> _The exercise_: Begin with the first line below and retype each line exactly through the line containing "import seaborn as sns". Any pictures are to be left out.
· · · ·
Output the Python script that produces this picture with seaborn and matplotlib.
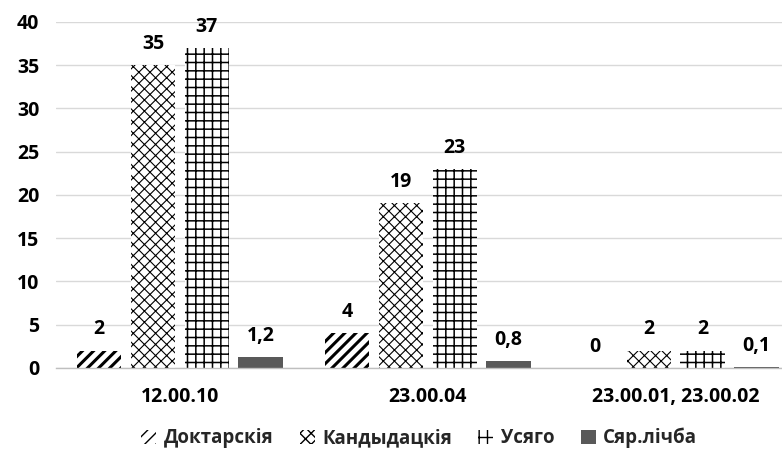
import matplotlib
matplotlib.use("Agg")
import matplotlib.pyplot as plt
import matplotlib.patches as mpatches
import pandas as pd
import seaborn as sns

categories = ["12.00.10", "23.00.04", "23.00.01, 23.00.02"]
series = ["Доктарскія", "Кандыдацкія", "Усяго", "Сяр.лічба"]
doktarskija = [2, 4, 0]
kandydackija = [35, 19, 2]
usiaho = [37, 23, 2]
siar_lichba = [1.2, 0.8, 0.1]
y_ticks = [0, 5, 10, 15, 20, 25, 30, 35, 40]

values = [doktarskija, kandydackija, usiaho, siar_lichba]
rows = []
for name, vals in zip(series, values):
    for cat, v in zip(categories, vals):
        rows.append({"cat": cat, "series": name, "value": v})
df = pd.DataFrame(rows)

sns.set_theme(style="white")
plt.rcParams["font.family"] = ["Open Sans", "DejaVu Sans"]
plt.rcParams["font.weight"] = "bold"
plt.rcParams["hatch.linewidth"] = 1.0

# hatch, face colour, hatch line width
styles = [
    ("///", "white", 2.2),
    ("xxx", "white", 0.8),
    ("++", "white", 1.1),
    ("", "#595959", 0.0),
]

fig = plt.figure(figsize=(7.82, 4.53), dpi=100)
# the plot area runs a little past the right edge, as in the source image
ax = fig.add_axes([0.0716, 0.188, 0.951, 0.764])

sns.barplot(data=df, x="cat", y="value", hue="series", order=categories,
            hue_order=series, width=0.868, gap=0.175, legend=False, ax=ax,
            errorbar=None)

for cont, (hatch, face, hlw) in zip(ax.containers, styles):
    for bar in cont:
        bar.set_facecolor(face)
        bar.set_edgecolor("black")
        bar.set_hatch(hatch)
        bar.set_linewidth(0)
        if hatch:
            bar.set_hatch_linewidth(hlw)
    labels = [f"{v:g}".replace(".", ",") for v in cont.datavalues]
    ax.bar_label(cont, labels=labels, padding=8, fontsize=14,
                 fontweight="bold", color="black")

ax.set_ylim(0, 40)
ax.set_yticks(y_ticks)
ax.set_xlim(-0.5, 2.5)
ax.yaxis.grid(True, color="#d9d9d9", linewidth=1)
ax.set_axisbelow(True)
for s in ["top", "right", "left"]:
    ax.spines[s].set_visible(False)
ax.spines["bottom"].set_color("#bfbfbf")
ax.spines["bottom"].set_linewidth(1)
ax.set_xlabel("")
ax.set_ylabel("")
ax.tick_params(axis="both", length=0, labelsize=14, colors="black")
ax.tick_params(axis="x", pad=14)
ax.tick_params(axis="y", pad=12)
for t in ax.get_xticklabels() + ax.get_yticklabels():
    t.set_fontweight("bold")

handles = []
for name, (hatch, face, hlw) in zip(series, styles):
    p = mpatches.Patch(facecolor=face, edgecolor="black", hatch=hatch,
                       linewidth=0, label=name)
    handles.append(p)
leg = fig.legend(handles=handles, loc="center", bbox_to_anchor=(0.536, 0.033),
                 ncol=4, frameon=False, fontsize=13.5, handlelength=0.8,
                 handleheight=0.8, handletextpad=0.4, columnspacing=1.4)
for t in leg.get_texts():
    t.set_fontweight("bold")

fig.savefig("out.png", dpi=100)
· · · ·
> _Task output_:
Output the Python script that produces this picture with seaborn and matplotlib.
import matplotlib
matplotlib.use("Agg")
import matplotlib.pyplot as plt
import matplotlib.patches as mpatches
import pandas as pd
import seaborn as sns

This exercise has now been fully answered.